=== Exercise objective ===
Output the lines below exactly, please, from the first line until the line with "(5,650) -- (1259,650);", counting both.

=== Data shown ===
####

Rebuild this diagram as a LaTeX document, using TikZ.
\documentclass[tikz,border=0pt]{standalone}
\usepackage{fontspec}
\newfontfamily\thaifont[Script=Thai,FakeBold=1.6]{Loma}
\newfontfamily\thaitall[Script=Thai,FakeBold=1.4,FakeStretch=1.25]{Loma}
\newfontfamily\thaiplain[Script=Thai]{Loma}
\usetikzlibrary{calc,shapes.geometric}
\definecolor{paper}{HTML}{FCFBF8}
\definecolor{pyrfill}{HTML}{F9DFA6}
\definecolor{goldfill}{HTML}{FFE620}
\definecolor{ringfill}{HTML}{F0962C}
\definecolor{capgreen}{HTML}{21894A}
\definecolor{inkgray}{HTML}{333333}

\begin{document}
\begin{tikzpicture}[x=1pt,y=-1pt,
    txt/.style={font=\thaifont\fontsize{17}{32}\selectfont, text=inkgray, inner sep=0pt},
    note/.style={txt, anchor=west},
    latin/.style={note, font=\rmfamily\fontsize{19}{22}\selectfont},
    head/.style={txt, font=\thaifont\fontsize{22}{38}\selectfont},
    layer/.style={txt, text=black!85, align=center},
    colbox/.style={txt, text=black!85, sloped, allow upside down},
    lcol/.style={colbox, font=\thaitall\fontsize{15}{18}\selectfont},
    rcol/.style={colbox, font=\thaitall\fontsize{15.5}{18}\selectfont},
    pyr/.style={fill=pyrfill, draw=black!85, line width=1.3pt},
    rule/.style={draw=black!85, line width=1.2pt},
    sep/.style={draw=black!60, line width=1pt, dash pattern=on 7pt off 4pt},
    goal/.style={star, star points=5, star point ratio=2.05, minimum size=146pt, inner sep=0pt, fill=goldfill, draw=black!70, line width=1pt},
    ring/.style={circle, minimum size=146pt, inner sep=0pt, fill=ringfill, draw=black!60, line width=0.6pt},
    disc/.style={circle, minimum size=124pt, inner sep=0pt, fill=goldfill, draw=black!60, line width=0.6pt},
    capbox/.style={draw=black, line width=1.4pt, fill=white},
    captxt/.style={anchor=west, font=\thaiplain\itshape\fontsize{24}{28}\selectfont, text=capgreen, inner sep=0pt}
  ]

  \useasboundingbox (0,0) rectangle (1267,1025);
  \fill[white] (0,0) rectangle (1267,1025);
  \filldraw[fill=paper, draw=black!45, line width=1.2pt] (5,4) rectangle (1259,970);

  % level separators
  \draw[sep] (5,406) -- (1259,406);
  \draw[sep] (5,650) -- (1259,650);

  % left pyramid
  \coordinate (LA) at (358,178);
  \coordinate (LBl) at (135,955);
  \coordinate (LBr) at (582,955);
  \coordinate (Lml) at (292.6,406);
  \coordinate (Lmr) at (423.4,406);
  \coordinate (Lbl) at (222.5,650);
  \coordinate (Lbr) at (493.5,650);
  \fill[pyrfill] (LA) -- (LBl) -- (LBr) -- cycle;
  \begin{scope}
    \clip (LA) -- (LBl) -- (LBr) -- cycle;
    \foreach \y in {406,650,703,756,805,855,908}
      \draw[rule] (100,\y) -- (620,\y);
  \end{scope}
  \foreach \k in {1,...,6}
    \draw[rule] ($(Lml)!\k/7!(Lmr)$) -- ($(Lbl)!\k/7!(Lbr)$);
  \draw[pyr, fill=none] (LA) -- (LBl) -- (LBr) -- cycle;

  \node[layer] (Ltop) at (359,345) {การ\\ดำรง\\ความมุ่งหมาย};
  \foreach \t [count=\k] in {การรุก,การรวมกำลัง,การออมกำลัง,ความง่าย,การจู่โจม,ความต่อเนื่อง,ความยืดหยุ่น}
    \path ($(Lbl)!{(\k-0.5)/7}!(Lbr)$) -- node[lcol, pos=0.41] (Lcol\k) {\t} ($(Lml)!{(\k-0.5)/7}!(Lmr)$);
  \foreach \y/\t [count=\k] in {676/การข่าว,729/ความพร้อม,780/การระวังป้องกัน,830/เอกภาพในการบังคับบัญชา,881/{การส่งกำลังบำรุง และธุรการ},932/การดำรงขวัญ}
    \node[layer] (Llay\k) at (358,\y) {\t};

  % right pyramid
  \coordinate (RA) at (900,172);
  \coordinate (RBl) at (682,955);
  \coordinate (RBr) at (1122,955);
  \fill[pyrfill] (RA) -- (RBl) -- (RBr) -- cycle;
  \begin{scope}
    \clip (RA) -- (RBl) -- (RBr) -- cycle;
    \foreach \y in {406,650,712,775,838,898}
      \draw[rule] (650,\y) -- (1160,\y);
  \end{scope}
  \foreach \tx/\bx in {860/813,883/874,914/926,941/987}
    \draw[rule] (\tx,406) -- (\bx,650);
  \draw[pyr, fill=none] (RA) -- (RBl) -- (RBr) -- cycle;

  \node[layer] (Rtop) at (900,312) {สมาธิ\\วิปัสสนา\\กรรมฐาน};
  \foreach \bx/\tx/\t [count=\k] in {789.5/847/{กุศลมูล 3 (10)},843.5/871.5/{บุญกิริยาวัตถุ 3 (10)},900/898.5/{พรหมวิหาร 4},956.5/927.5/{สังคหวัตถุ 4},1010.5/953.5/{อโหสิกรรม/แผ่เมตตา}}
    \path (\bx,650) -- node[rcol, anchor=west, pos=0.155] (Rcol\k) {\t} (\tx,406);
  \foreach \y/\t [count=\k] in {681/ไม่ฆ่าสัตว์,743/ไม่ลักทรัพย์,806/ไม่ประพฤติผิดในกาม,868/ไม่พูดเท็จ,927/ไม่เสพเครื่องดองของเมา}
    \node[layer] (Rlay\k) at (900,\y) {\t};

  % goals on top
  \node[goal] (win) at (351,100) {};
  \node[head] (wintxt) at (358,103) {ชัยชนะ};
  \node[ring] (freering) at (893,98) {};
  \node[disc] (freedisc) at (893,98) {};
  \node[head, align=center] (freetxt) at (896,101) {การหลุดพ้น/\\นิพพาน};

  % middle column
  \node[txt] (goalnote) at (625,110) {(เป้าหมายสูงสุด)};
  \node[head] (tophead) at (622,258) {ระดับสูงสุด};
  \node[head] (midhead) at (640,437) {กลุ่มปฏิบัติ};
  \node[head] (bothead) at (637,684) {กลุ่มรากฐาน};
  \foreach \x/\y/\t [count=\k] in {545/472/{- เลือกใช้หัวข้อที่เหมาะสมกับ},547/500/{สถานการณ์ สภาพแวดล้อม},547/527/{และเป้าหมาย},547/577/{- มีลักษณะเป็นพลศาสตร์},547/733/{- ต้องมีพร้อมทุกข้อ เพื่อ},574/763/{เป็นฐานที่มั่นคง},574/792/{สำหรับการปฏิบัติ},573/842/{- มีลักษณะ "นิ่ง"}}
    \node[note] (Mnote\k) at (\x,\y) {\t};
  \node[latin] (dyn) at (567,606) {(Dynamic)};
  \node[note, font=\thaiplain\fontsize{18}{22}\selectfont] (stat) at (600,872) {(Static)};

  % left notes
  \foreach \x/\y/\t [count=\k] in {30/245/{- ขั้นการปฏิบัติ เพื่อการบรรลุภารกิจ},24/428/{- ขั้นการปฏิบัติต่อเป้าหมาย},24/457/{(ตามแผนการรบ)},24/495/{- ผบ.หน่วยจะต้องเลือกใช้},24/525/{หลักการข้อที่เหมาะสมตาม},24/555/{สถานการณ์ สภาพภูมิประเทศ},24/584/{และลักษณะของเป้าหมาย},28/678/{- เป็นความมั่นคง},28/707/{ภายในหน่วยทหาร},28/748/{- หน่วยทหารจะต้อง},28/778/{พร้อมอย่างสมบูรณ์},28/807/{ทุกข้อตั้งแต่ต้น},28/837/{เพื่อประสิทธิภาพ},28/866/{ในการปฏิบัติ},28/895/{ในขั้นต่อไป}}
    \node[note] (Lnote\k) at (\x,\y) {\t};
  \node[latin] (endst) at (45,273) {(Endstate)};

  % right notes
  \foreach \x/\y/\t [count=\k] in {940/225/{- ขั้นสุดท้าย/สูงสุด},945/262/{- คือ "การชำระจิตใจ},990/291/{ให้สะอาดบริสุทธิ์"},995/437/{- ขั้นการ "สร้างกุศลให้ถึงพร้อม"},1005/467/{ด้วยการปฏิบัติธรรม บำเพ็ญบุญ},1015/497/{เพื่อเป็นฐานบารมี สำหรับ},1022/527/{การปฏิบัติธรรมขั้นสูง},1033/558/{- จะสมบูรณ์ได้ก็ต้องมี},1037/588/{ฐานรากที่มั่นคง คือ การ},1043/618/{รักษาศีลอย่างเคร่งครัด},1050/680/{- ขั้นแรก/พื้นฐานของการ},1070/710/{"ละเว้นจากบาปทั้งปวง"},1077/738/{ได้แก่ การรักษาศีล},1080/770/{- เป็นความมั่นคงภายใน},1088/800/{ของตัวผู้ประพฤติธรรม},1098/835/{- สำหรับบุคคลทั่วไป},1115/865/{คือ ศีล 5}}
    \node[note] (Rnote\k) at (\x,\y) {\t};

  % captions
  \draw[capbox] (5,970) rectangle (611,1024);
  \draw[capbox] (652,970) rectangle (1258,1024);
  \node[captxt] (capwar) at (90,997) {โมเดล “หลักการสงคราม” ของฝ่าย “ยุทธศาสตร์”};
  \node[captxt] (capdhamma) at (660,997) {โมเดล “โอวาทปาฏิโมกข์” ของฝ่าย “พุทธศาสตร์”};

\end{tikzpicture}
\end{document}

####

=== Task result ===
Rebuild this diagram as a LaTeX document, using TikZ.
\documentclass[tikz,border=0pt]{standalone}
\usepackage{fontspec}
\newfontfamily\thaifont[Script=Thai,FakeBold=1.6]{Loma}
\newfontfamily\thaitall[Script=Thai,FakeBold=1.4,FakeStretch=1.25]{Loma}
\newfontfamily\thaiplain[Script=Thai]{Loma}
\usetikzlibrary{calc,shapes.geometric}
\definecolor{paper}{HTML}{FCFBF8}
\definecolor{pyrfill}{HTML}{F9DFA6}
\definecolor{goldfill}{HTML}{FFE620}
\definecolor{ringfill}{HTML}{F0962C}
\definecolor{capgreen}{HTML}{21894A}
\definecolor{inkgray}{HTML}{333333}

\begin{document}
\begin{tikzpicture}[x=1pt,y=-1pt,
    txt/.style={font=\thaifont\fontsize{17}{32}\selectfont, text=inkgray, inner sep=0pt},
    note/.style={txt, anchor=west},
    latin/.style={note, font=\rmfamily\fontsize{19}{22}\selectfont},
    head/.style={txt, font=\thaifont\fontsize{22}{38}\selectfont},
    layer/.style={txt, text=black!85, align=center},
    colbox/.style={txt, text=black!85, sloped, allow upside down},
    lcol/.style={colbox, font=\thaitall\fontsize{15}{18}\selectfont},
    rcol/.style={colbox, font=\thaitall\fontsize{15.5}{18}\selectfont},
    pyr/.style={fill=pyrfill, draw=black!85, line width=1.3pt},
    rule/.style={draw=black!85, line width=1.2pt},
    sep/.style={draw=black!60, line width=1pt, dash pattern=on 7pt off 4pt},
    goal/.style={star, star points=5, star point ratio=2.05, minimum size=146pt, inner sep=0pt, fill=goldfill, draw=black!70, line width=1pt},
    ring/.style={circle, minimum size=146pt, inner sep=0pt, fill=ringfill, draw=black!60, line width=0.6pt},
    disc/.style={circle, minimum size=124pt, inner sep=0pt, fill=goldfill, draw=black!60, line width=0.6pt},
    capbox/.style={draw=black, line width=1.4pt, fill=white},
    captxt/.style={anchor=west, font=\thaiplain\itshape\fontsize{24}{28}\selectfont, text=capgreen, inner sep=0pt}
  ]

  \useasboundingbox (0,0) rectangle (1267,1025);
  \fill[white] (0,0) rectangle (1267,1025);
  \filldraw[fill=paper, draw=black!45, line width=1.2pt] (5,4) rectangle (1259,970);

  % level separators
  \draw[sep] (5,406) -- (1259,406);
  \draw[sep] (5,650) -- (1259,650);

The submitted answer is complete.